Aldermen Walter Burnett, 27th, Pat Dowell, 3rd, Stephanie Coleman, 16th, and Emma Mitts, 37th, were not present when the council voted, though Burnett, Dowell and Coleman had attended the start of the meeting.

Burnett declined to comment on why he didn’t vote, while Coleman and Mitts could not be reached for comment. Dowell said she didn’t vote because she felt the resolution and an opposing one penned by Silverstein “lacked nuance, compassion and compromise.”

Spectators on the third floor erupted in cheers when Johnson cast the deciding vote. Afterward, they celebrated in City Hall’s lobby, before moving across the street to Daley Plaza, where they marched and chanted.
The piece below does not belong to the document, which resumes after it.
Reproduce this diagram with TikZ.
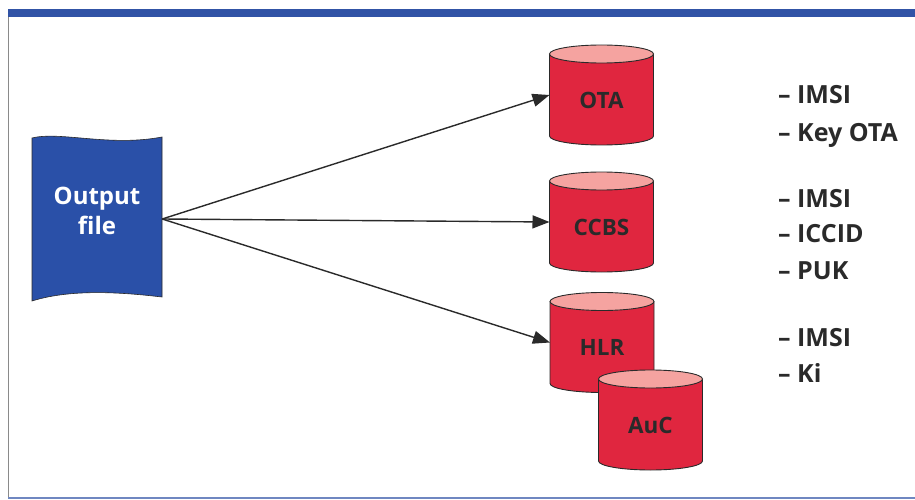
\documentclass[tikz,border=0pt]{standalone}
\usepackage{fontspec}
\setmainfont{Open Sans}
\usetikzlibrary{arrows.meta}
\definecolor{framebl}{HTML}{3153A6}
\definecolor{framegr}{HTML}{8A8A8A}
\definecolor{docbl}{HTML}{2A50A8}
\definecolor{cylred}{HTML}{E0263F}
\definecolor{cyltop}{HTML}{F5A3A0}
\definecolor{inkc}{HTML}{2A2A2A}
\tikzset{
  cylbox/.style={rectangle, minimum width=104pt, minimum height=100pt, inner sep=0pt, outer sep=0pt},
  cyltext/.style={font=\bfseries\fontsize{22.5}{27}\selectfont, text=inkc, inner sep=0pt},
  listtext/.style={font=\bfseries\fontsize{25}{30}\selectfont, text=inkc, anchor=base west, inner sep=0pt},
  conn/.style={draw=inkc, line width=1.4pt, -{Triangle[length=17pt,width=13pt]}},
  cylline/.style={draw=inkc, line width=0.9pt},
}
\newcommand{\drawcyl}[1]{%
  \fill[cylred] ([yshift=-9pt]#1.north west) -- ([yshift=9pt]#1.south west)
     arc[start angle=180, end angle=360, x radius=52pt, y radius=9pt]
     -- ([yshift=-9pt]#1.north east) -- cycle;
  \draw[cylline] ([yshift=-9pt]#1.north west) -- ([yshift=9pt]#1.south west)
     arc[start angle=180, end angle=360, x radius=52pt, y radius=9pt]
     -- ([yshift=-9pt]#1.north east);
  \draw[cylline, fill=cyltop] ([yshift=-9pt]#1.north) ellipse[x radius=52pt, y radius=9pt];
}
\begin{document}
\begin{tikzpicture}[x=1pt,y=1pt]
\useasboundingbox (0,0) rectangle (915,499);
% frame
\fill[framebl] (8,482) rectangle (915,490);
\draw[framegr, line width=1.2pt] (8.6,482) -- (8.6,2);
\draw[framebl!70, line width=2pt] (8,1) -- (915,1);
% output file document
\node[rectangle, minimum width=130pt, minimum height=162pt, inner sep=0pt] (doc) at (97,280) {};
\fill[docbl, draw=inkc, line width=0.6pt]
  (32,361) .. controls (60,368) and (110,352) .. (162,362)
  -- (162,202) .. controls (120,207) and (70,210) .. (32,198) -- cycle;
\node[font=\bfseries\fontsize{24}{30}\selectfont, text=white, align=center] (doctext) at (97,288) {Output\\file};
% cylinders
\node[cylbox] (ota) at (601.5,404) {};
\drawcyl{ota}
\node[cyltext] (otatext) at ([yshift=-5pt]ota.center) {OTA};
\node[cylbox] (ccbs) at (601.5,277) {};
\drawcyl{ccbs}
\node[cyltext] (ccbstext) at ([yshift=-5pt]ccbs.center) {CCBS};
\node[cylbox] (hlr) at (602,156.5) {};
\drawcyl{hlr}
\node[cyltext] (hlrtext) at ([yshift=-5pt]hlr.center) {HLR};
\node[cylbox] (auc) at (650.5,79) {};
\drawcyl{auc}
\node[cyltext] (auctext) at ([yshift=-5pt]auc.center) {AuC};
% connectors
\draw[conn] (doc.east) -- (ota.west);
\draw[conn] (doc.east) -- (ccbs.west);
\draw[conn] (doc.east) -- (hlr.west);
% lists
\node[listtext] (l1) at (778,395) {– IMSI};
\node[listtext] (l2) at (778,357) {– Key OTA};
\node[listtext] (l3) at (778,292) {– IMSI};
\node[listtext] (l4) at (778,257) {– ICCID};
\node[listtext] (l5) at (778,220) {– PUK};
\node[listtext] (l6) at (778,153) {– IMSI};
\node[listtext] (l7) at (778,117) {– Ki};
\end{tikzpicture}
\end{document}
Silverstein said afterward she was disappointed in the mayor.

“He had an opportunity to be a unifier. He could have sat down with us and come up with a solution that could have potentially gotten all of us a unanimous vote,” she said.

Meanwhile, Rodriguez-Sanchez was hugging a young Johnson staffer who had been moved to tears of joy. The council has “taken hard votes before” and will come together again, she told reporters. Aldermen know that they can’t directly influence foreign policy, she said.

“But we also know that what we say matters,” she added. “Taking this on as a council also legitimizes the struggle of people who are desperate, desperate to see the bombings stop.”